Frère d'âme de David Diop

Il s'agit d'un des quatre auteurs qui prétendent au prix Goncourt qui sera décerné mercredi. David Diop a grandi au Sénégal et il est actuellement maître de conférence à l'université de Pau. Il était donc tout naturel qu'il raconte cette histoire de tirailleurs sénégalais, ces « Chocolats d'Afrique Noire », lors de la première guerre mondiale. Et c'est très intéressant cette vision africaine du carnage européen.

Tout est vu et perçu par les yeux d'Alfa Ndiaye. Son ami d'enfance, Mademba Diop, s'est engagé comme lui pour « sauver la mère-patrie, la France », mais il est vite blessé à mort, éventré par une baïonnette allemande, « les tripes à l'air, comme un mouton dépecé par le boucher rituel après son sacrifice .... »

Alors Alfa réfléchit au sens de cette guerre et se dit même que c'est la première fois qu'il réfléchit. Jusqu'ici, il a l'impression qu'on a pensé pour lui.

Par la vérité de Dieu, maintenant je sais. Mes pensées n’appartiennent qu’à moi, je peux penser ce que je veux. Mais je ne parlerai pas. Tous ceux à qui j’aurais pu dire mes pensées secrètes, tous mes frères d’armes qui seront repartis défigurés, estropiés, éventrés, tels que Dieu aura honte de les voir arriver dans son Paradis ou le Diable se réjouira de les accueillir dans son Enfer, n’auront pas su qui je suis vraiment. Les survivants n’en sauront rien, mon vieux père n’en saura rien et ma mère, si elle est toujours de ce monde, ne devinera pas. Le poids de la honte ne s’ajoutera pas à celui de ma mort. Ils ne s’imagineront pas ce que j’ai pensé, ce que j’ai fait, jusqu’où la guerre m’a conduit. Par la vérité de Dieu, l’honneur de la famille sera sauf, l’honneur de façade.
Je sais maintenant, je te jure que j’ai tout compris quand j’ai pensé que je pouvais tout penser. C’est venu comme ça, sans s’annoncer, ça m’est tombé sur la tête brutalement comme un gros grain de guerre du ciel métallique, le jour où Mademba Diop est mort.

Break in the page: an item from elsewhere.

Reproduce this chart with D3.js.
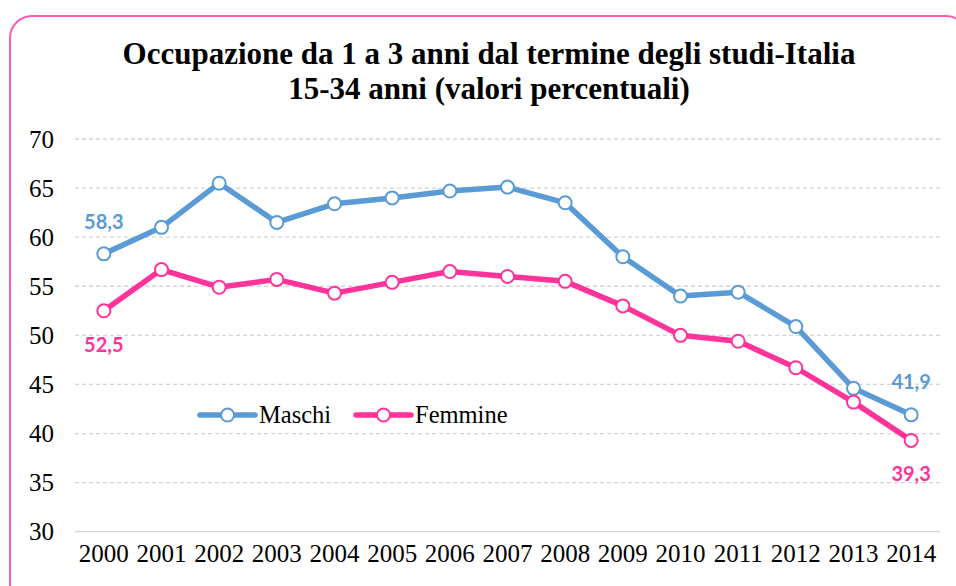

Et cette réflexion l'emmène dans une surenchère de violence, au point qu'il rapportera après chaque assaut, un fusil ennemi avec la main encore crispée dessus et coupée à la machette. Huit fois de suite. Au moins qu'il finit par faire peur à son propre régiment et qu'on l'envoie à l'arrière pour se reposer. Mais là encore, il ne pense qu'à son « frère d'âme »... La fin de ce court roman est d'une mélancolie aiguisée par les souvenirs de sa terre natale, avec notamment une très belle évocation de son père, les émois de son premier amour, la réminiscence des légendes de son enfance, la nostalgie d'un pays perdu. Tout est mélangé, cruauté inconsciente et poésie subtile. Enfin, l'auteur réussit ce tour de force de parler avec la langue d'un Sénégalais analphabète et cela met une distance définitive avec notre vision de cette première boucherie mondiale.